**Available data**
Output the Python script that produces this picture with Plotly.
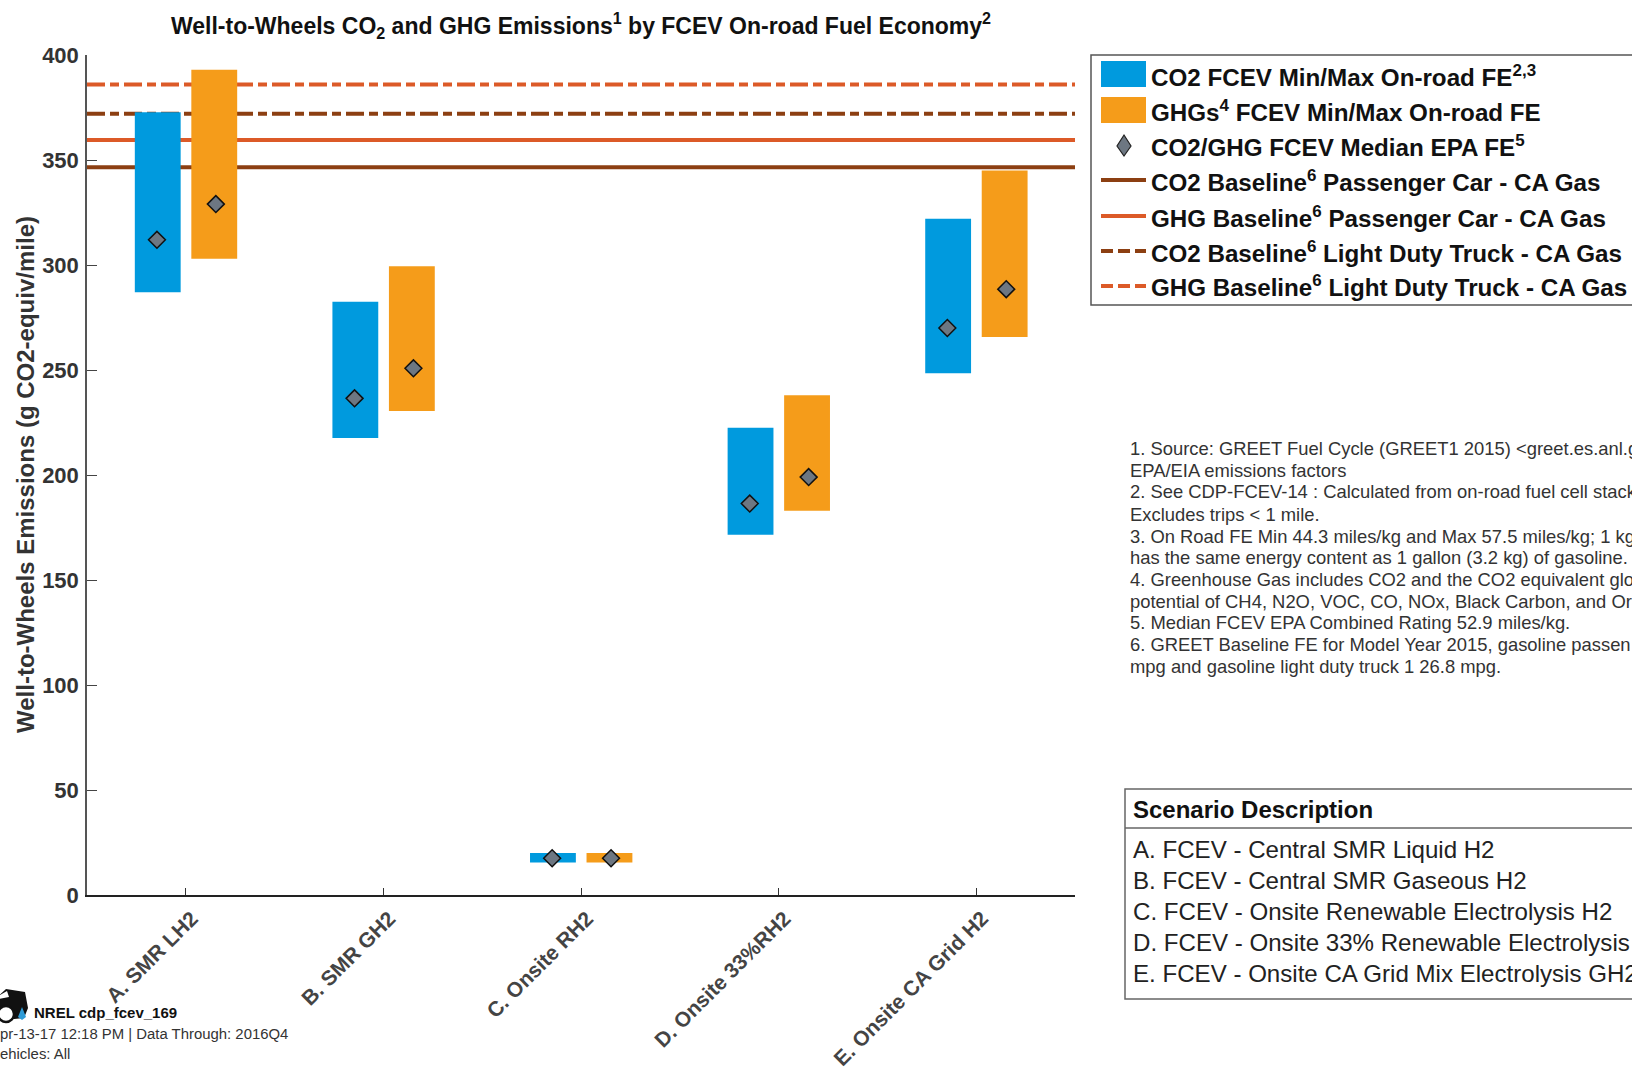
import plotly.graph_objects as go

categories = ["A. SMR LH2", "B. SMR GH2", "C. Onsite RH2", "D. Onsite 33%RH2", "E. Onsite CA Grid H2"]
co2_min = [287, 217.6, 15.5, 171.5, 248.5]
co2_max = [372.7, 282.5, 20, 222.5, 322]
co2_median = [312, 236.5, 17.5, 186.4, 270]
ghg_min = [303, 230.5, 15.5, 183, 265.7]
ghg_max = [393, 299.4, 20, 238, 345]
ghg_median = [329, 250.8, 17.5, 199, 288.5]
base_co2_car = 346.5
base_ghg_car = 359.5
base_co2_truck = 372
base_ghg_truck = 386
y_ticks = [0, 50, 100, 150, 200, 250, 300, 350, 400]

legend_labels = [
    "CO2 FCEV Min/Max On-road FE<sup>2,3</sup>",
    "GHGs<sup>4</sup> FCEV Min/Max On-road FE",
    "CO2/GHG FCEV Median EPA FE<sup>5</sup>",
    "CO2 Baseline<sup>6</sup> Passenger Car - CA Gas",
    "GHG Baseline<sup>6</sup> Passenger Car - CA Gas",
    "CO2 Baseline<sup>6</sup> Light Duty Truck - CA Gas",
    "GHG Baseline<sup>6</sup> Light Duty Truck - CA Gas",
]
footnotes = [
    "1. Source: GREET Fuel Cycle (GREET1 2015) &lt;greet.es.anl.g",
    "EPA/EIA emissions factors",
    "2. See CDP-FCEV-14 : Calculated from on-road fuel cell stack",
    "Excludes trips &lt; 1 mile.",
    "3. On Road FE Min 44.3 miles/kg and Max 57.5 miles/kg; 1 kg",
    "has the same energy content as 1 gallon (3.2 kg) of gasoline.",
    "4. Greenhouse Gas includes CO2 and the CO2 equivalent glo",
    "potential of CH4, N2O, VOC, CO, NOx, Black Carbon, and Or",
    "5. Median FCEV EPA Combined Rating 52.9 miles/kg.",
    "6. GREET Baseline FE for Model Year 2015, gasoline passen",
    "mpg and gasoline light duty truck 1 26.8 mpg.",
]
scenarios = [
    "A. FCEV - Central SMR Liquid H2",
    "B. FCEV - Central SMR Gaseous H2",
    "C. FCEV - Onsite Renewable Electrolysis H2",
    "D. FCEV - Onsite 33% Renewable Electrolysis",
    "E. FCEV - Onsite CA Grid Mix Electrolysis GH2",
]

W, H = 1632, 1071
L, R, T, B = 87, 1075, 55, 895
FONT = "Liberation Sans"
BLUE, ORANGE = "#009ADE", "#F59C1A"
BROWN, RED = "#8C3F12", "#DC5A28"
GREY = "#6D7782"
TRUCK_DASH = "18px,5px,9px,5px"


def px(x):
    return (x - L) / (R - L)


def py(y):
    return (B - y) / (B - T)


fig = go.Figure()
xs = list(range(len(categories)))
xspan = [-0.5, 4.5]

for val, col, dash, name in [
    (base_co2_car, BROWN, "solid", "CO2 car"),
    (base_ghg_car, RED, "solid", "GHG car"),
    (base_co2_truck, BROWN, TRUCK_DASH, "CO2 truck"),
    (base_ghg_truck, RED, TRUCK_DASH, "GHG truck"),
]:
    fig.add_trace(go.Scatter(x=xspan, y=[val, val], mode="lines", name=name,
                             line=dict(color=col, width=4, dash=dash)))

fig.add_trace(go.Bar(x=xs, base=co2_min, y=[a - b for a, b in zip(co2_max, co2_min)],
                     width=0.232, offset=-0.258, marker=dict(color=BLUE, line_width=0),
                     xaxis="x2", yaxis="y2", name="CO2 range"))
fig.add_trace(go.Bar(x=xs, base=ghg_min, y=[a - b for a, b in zip(ghg_max, ghg_min)],
                     width=0.232, offset=0.028, marker=dict(color=ORANGE, line_width=0),
                     xaxis="x2", yaxis="y2", name="GHG range"))
marker = dict(symbol="diamond", size=13, color=GREY, line=dict(color="#111111", width=1.5))
fig.add_trace(go.Scatter(x=[i - 0.146 for i in xs], y=co2_median, mode="markers", marker=marker,
                         xaxis="x2", yaxis="y2", name="CO2 median"))
fig.add_trace(go.Scatter(x=[i + 0.152 for i in xs], y=ghg_median, mode="markers", marker=marker,
                         xaxis="x2", yaxis="y2", name="GHG median"))

shapes = []
annotations = []


def text(x, y, s, size, bold=False, color="#222222"):
    annotations.append(dict(xref="paper", yref="paper", x=px(x), y=py(y), text=f"<b>{s}</b>" if bold else s,
                            showarrow=False, xanchor="left", yanchor="middle", align="left",
                            font=dict(family=FONT, size=size, color=color),
                            borderpad=0, borderwidth=0))


def rect(x0, y0, x1, y1, fill="rgba(0,0,0,0)", line=None, width=0):
    shapes.append(dict(type="rect", xref="paper", yref="paper", x0=px(x0), x1=px(x1), y0=py(y1), y1=py(y0),
                       fillcolor=fill, line=dict(color=line or fill, width=width)))


def hline(x0, x1, y, color, width, dash="solid"):
    shapes.append(dict(type="line", xref="paper", yref="paper", x0=px(x0), x1=px(x1), y0=py(y), y1=py(y),
                       line=dict(color=color, width=width, dash=dash)))


def path(d_points, fill, line=None, width=0):
    d = "M" + " L".join(f"{px(a)},{py(b)}" for a, b in d_points) + " Z"
    shapes.append(dict(type="path", xref="paper", yref="paper", path=d, fillcolor=fill,
                       line=dict(color=line or fill, width=width)))


def circle(cx, cy, r, fill, line=None, width=0):
    shapes.append(dict(type="circle", xref="paper", yref="paper", x0=px(cx - r), x1=px(cx + r),
                       y0=py(cy + r), y1=py(cy - r), fillcolor=fill, line=dict(color=line or fill, width=width)))


# legend box
rect(1091, 55, 1700, 305, line="#555555", width=1.5)
rect(1101, 61, 1146, 87, fill=BLUE)
rect(1101, 97, 1146, 123, fill=ORANGE)
path([(1124, 135), (1131, 146), (1124, 156), (1117, 146)], GREY, "#222222", 1.2)
hline(1101, 1146, 180, BROWN, 4)
hline(1101, 1146, 216, RED, 4)
hline(1101, 1146, 251, BROWN, 4, "12px,5px")
hline(1101, 1146, 286, RED, 4, "12px,5px")
for yy, s in zip([76, 111, 146, 181, 217, 252, 286], legend_labels):
    text(1151, yy, s, 24.2, bold=True, color="#111111")

# footnotes
for yy, s in zip([448, 470, 492, 514, 536, 557, 579, 601, 622, 644, 666], footnotes):
    text(1130, yy, s, 18.4, color="#333333")

# scenario table
rect(1125, 789, 1700, 999, line="#666666", width=1.5)
hline(1125, 1700, 828, "#666666", 1.5)
text(1133, 809, "Scenario Description", 24, bold=True, color="#111111")
for yy, s in zip([849, 880, 911, 942, 973], scenarios):
    text(1133, yy, s, 24.1, color="#222222")

# NREL logo (clipped by the page edge)
path([(-4, 998), (6, 989), (25, 992), (28, 1008), (24, 1018), (-4, 1021)], "#111111")
path([(-2, 996), (7, 991), (9, 997), (-2, 999)], "#FFFFFF")
circle(6, 1014, 8, "#FFFFFF", "#111111", 2.5)
path([(22, 1007), (26, 1017), (22, 1020), (18, 1017)], "#2E9BD6")

text(34, 1012, "NREL cdp_fcev_169", 15, bold=True, color="#111111")
text(0, 1034, "pr-13-17 12:18 PM | Data Through: 2016Q4", 14.9, color="#333333")
text(0, 1054, "ehicles: All", 14.9, color="#333333")

# y axis title placed at its exact position
annotations.append(dict(xref="paper", yref="paper", x=px(25), y=py(475), text="<b>Well-to-Wheels Emissions (g CO2-equiv/mile)</b>",
                        showarrow=False, textangle=-90, xanchor="center", yanchor="middle",
                        font=dict(family=FONT, size=24, color="#333333")))

fig.update_layout(
    width=W, height=H,
    margin=dict(l=L, r=W - R, t=T, b=H - B, pad=0, autoexpand=False),
    paper_bgcolor="white", plot_bgcolor="white",
    showlegend=False, barmode="overlay",
    font=dict(family=FONT),
    title=dict(text="<b>Well-to-Wheels CO<sub>2</sub> and GHG Emissions<sup>1</sup> by FCEV On-road Fuel Economy<sup>2</sup></b>",
               x=0.5, xref="paper", xanchor="center", y=1 - 26 / H, yref="container", yanchor="middle",
               font=dict(family=FONT, size=23, color="#111111")),
    xaxis=dict(range=xspan, tickmode="array", tickvals=xs, ticktext=[f"<b>{c}</b>" for c in categories],
               tickangle=-45, ticks="inside", ticklen=7, tickwidth=1, tickcolor="#333333",
               ticklabelshift=6, ticklabelstandoff=1,
               showgrid=False, zeroline=False, showline=True, linecolor="#222222", linewidth=2,
               tickfont=dict(family=FONT, size=21, color="#444444"), automargin=False),
    yaxis=dict(range=[0, 400], tickmode="array", tickvals=y_ticks, ticktext=[f"<b>{t}</b>" for t in y_ticks],
               ticks="inside", ticklen=10, tickwidth=1, ticklabelstandoff=2,
               tickcolor="#444444", showgrid=False, zeroline=False, showline=True, linecolor="#555555", linewidth=1.5,
               tickfont=dict(family=FONT, size=22, color="#333333"), automargin=False),
    xaxis2=dict(range=xspan, overlaying="x", visible=False, showgrid=False, zeroline=False),
    yaxis2=dict(range=[0, 400], overlaying="y", visible=False, showgrid=False, zeroline=False),
    shapes=shapes, annotations=annotations,
)

fig.write_html("out.html", config=dict(displayModeBar=False),
               post_script="document.body.style.margin='0';document.body.style.overflow='hidden';")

**Exercise**
Leave out the pictures and repeat exactly the lines from the start of the material through the line that contains "y_ticks = [0, 50, 100, 150, 200, 250, 300, 350, 400]", both included.

**Solution to the exercise**
Output the Python script that produces this picture with Plotly.
import plotly.graph_objects as go

categories = ["A. SMR LH2", "B. SMR GH2", "C. Onsite RH2", "D. Onsite 33%RH2", "E. Onsite CA Grid H2"]
co2_min = [287, 217.6, 15.5, 171.5, 248.5]
co2_max = [372.7, 282.5, 20, 222.5, 322]
co2_median = [312, 236.5, 17.5, 186.4, 270]
ghg_min = [303, 230.5, 15.5, 183, 265.7]
ghg_max = [393, 299.4, 20, 238, 345]
ghg_median = [329, 250.8, 17.5, 199, 288.5]
base_co2_car = 346.5
base_ghg_car = 359.5
base_co2_truck = 372
base_ghg_truck = 386
y_ticks = [0, 50, 100, 150, 200, 250, 300, 350, 400]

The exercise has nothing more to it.